Pour ce qui est des autres possibilités, la collaboration avec l'aéroport est d'une importance capitale. Toute collectivité portuaire — si je peux utiliser cet exemple, parce que vous en avez parlé — doit pouvoir compter sur un service quotidien fiable et responsable pour ce pilier économique qui lui ouvre vraiment toutes les portes. Nous devons nous assurer de fonctionner à plein régime. Nous devons veiller à fournir de façon adéquate les services auxquels les gens s'attendent.
L'autre atout à notre disposition pour stimuler la croissance régionale, c'est notre très longue piste d'atterrissage. Comme je l'ai indiqué, elle fait 9 200 pieds. Elle appartient au gouvernement du Canada qui en assure l'entretien. C'est la seule piste d'atterrissage de cette envergure dans la région. Nous devons nous assurer d'investir dans les infrastructures essentielles comme celle‑là afin de pouvoir continuer à desservir et à approvisionner les collectivités situées plus au nord.

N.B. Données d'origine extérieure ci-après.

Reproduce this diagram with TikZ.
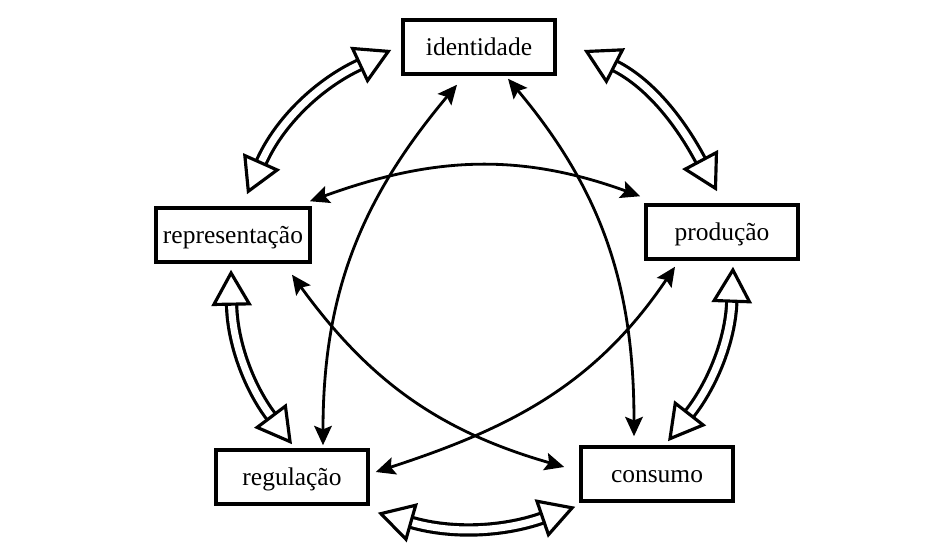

Nous avons en fait besoin d'une infrastructure permettant le transport des marchandises par train jusqu'à l'aéroport pour qu'elles soient ensuite expédiées au Nunavut et dans l'Arctique. Dans le cadre du programme Nutrition Nord, il pourrait ainsi devenir possible de rendre accessibles aux résidants de ces régions des produits de base comme les denrées alimentaires à des prix raisonnables.